━━━ DATA
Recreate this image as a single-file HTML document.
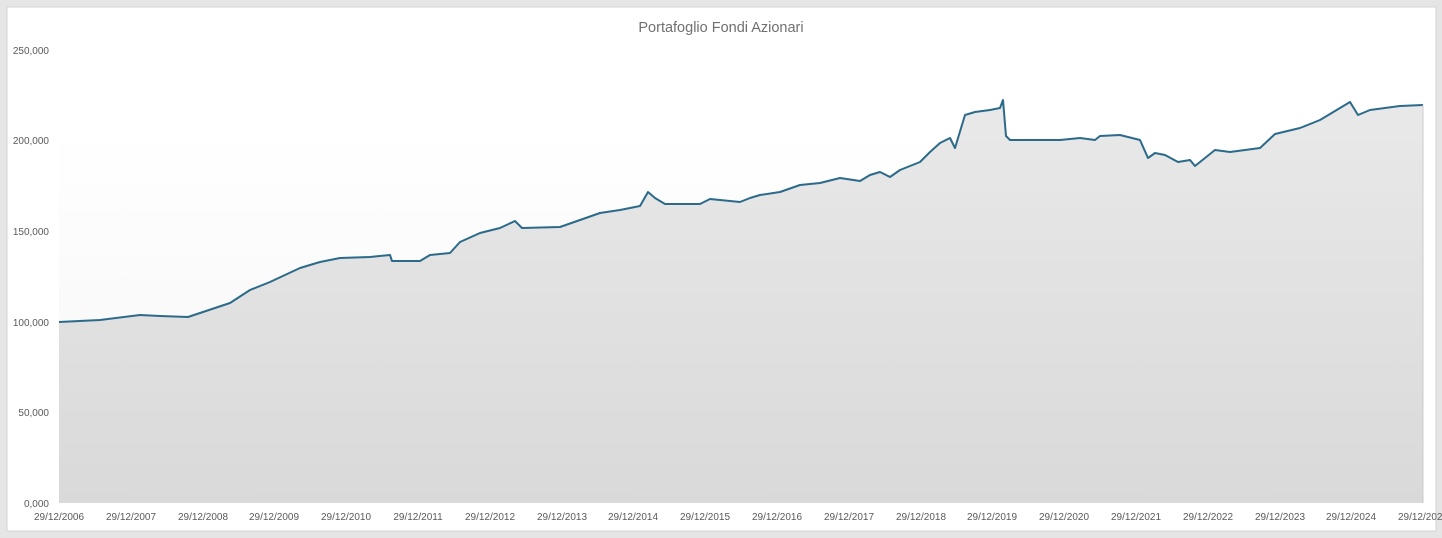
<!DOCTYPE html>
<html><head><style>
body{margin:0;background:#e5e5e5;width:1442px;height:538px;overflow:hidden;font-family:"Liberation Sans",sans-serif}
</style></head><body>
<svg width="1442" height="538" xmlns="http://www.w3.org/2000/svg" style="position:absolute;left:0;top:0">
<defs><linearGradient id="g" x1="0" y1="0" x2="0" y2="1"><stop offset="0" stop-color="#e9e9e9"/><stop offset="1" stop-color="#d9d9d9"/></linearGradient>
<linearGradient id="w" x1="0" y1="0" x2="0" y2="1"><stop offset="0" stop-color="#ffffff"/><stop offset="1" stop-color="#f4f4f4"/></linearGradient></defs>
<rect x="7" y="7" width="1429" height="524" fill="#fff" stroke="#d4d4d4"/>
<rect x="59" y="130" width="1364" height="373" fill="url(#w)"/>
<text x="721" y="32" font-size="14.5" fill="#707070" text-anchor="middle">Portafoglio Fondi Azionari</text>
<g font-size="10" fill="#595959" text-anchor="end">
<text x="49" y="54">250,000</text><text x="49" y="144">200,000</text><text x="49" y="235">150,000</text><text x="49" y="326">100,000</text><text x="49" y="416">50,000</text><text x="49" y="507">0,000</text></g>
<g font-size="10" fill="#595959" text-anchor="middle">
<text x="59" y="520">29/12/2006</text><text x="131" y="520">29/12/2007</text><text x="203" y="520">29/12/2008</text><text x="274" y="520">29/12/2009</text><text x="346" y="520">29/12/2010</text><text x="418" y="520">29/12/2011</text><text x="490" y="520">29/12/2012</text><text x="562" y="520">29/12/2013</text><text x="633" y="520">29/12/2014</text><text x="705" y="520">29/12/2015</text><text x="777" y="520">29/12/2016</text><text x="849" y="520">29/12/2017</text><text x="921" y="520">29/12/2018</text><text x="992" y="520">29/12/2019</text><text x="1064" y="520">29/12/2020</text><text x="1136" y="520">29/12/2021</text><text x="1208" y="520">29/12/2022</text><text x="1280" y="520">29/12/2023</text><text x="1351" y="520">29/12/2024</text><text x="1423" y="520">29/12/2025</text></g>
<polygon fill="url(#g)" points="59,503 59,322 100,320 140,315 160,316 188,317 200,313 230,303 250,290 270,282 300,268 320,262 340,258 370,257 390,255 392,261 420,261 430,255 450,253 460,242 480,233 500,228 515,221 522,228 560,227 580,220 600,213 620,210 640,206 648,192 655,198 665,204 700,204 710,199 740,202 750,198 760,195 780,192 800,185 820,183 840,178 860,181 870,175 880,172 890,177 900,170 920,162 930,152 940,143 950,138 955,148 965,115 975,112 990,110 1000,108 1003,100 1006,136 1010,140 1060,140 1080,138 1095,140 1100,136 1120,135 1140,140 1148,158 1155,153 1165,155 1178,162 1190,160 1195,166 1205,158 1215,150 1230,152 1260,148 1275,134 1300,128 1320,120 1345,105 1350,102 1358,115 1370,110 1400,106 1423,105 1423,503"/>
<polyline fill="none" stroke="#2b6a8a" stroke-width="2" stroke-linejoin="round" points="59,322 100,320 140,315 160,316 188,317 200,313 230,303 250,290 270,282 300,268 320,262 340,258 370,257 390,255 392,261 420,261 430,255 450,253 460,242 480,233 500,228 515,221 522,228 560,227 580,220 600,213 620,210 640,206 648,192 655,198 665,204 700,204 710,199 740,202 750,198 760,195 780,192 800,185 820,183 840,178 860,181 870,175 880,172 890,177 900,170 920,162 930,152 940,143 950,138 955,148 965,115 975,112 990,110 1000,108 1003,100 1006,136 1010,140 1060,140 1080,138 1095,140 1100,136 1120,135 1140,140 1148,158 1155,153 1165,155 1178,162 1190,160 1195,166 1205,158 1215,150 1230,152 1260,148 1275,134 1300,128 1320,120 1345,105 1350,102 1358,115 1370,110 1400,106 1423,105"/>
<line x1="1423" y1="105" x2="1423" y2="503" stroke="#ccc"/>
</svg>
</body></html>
━━━━━━
DIRECTION: Please transcribe the material above exactly as written. Leave the pictures out.

EXERCISE SOLUTION:
Recreate this image as a single-file HTML document.
<!DOCTYPE html>
<html><head><style>
body{margin:0;background:#e5e5e5;width:1442px;height:538px;overflow:hidden;font-family:"Liberation Sans",sans-serif}
</style></head><body>
<svg width="1442" height="538" xmlns="http://www.w3.org/2000/svg" style="position:absolute;left:0;top:0">
<defs><linearGradient id="g" x1="0" y1="0" x2="0" y2="1"><stop offset="0" stop-color="#e9e9e9"/><stop offset="1" stop-color="#d9d9d9"/></linearGradient>
<linearGradient id="w" x1="0" y1="0" x2="0" y2="1"><stop offset="0" stop-color="#ffffff"/><stop offset="1" stop-color="#f4f4f4"/></linearGradient></defs>
<rect x="7" y="7" width="1429" height="524" fill="#fff" stroke="#d4d4d4"/>
<rect x="59" y="130" width="1364" height="373" fill="url(#w)"/>
<text x="721" y="32" font-size="14.5" fill="#707070" text-anchor="middle">Portafoglio Fondi Azionari</text>
<g font-size="10" fill="#595959" text-anchor="end">
<text x="49" y="54">250,000</text><text x="49" y="144">200,000</text><text x="49" y="235">150,000</text><text x="49" y="326">100,000</text><text x="49" y="416">50,000</text><text x="49" y="507">0,000</text></g>
<g font-size="10" fill="#595959" text-anchor="middle">
<text x="59" y="520">29/12/2006</text><text x="131" y="520">29/12/2007</text><text x="203" y="520">29/12/2008</text><text x="274" y="520">29/12/2009</text><text x="346" y="520">29/12/2010</text><text x="418" y="520">29/12/2011</text><text x="490" y="520">29/12/2012</text><text x="562" y="520">29/12/2013</text><text x="633" y="520">29/12/2014</text><text x="705" y="520">29/12/2015</text><text x="777" y="520">29/12/2016</text><text x="849" y="520">29/12/2017</text><text x="921" y="520">29/12/2018</text><text x="992" y="520">29/12/2019</text><text x="1064" y="520">29/12/2020</text><text x="1136" y="520">29/12/2021</text><text x="1208" y="520">29/12/2022</text><text x="1280" y="520">29/12/2023</text><text x="1351" y="520">29/12/2024</text><text x="1423" y="520">29/12/2025</text></g>
<polygon fill="url(#g)" points="59,503 59,322 100,320 140,315 160,316 188,317 200,313 230,303 250,290 270,282 300,268 320,262 340,258 370,257 390,255 392,261 420,261 430,255 450,253 460,242 480,233 500,228 515,221 522,228 560,227 580,220 600,213 620,210 640,206 648,192 655,198 665,204 700,204 710,199 740,202 750,198 760,195 780,192 800,185 820,183 840,178 860,181 870,175 880,172 890,177 900,170 920,162 930,152 940,143 950,138 955,148 965,115 975,112 990,110 1000,108 1003,100 1006,136 1010,140 1060,140 1080,138 1095,140 1100,136 1120,135 1140,140 1148,158 1155,153 1165,155 1178,162 1190,160 1195,166 1205,158 1215,150 1230,152 1260,148 1275,134 1300,128 1320,120 1345,105 1350,102 1358,115 1370,110 1400,106 1423,105 1423,503"/>
<polyline fill="none" stroke="#2b6a8a" stroke-width="2" stroke-linejoin="round" points="59,322 100,320 140,315 160,316 188,317 200,313 230,303 250,290 270,282 300,268 320,262 340,258 370,257 390,255 392,261 420,261 430,255 450,253 460,242 480,233 500,228 515,221 522,228 560,227 580,220 600,213 620,210 640,206 648,192 655,198 665,204 700,204 710,199 740,202 750,198 760,195 780,192 800,185 820,183 840,178 860,181 870,175 880,172 890,177 900,170 920,162 930,152 940,143 950,138 955,148 965,115 975,112 990,110 1000,108 1003,100 1006,136 1010,140 1060,140 1080,138 1095,140 1100,136 1120,135 1140,140 1148,158 1155,153 1165,155 1178,162 1190,160 1195,166 1205,158 1215,150 1230,152 1260,148 1275,134 1300,128 1320,120 1345,105 1350,102 1358,115 1370,110 1400,106 1423,105"/>
<line x1="1423" y1="105" x2="1423" y2="503" stroke="#ccc"/>
</svg>
</body></html>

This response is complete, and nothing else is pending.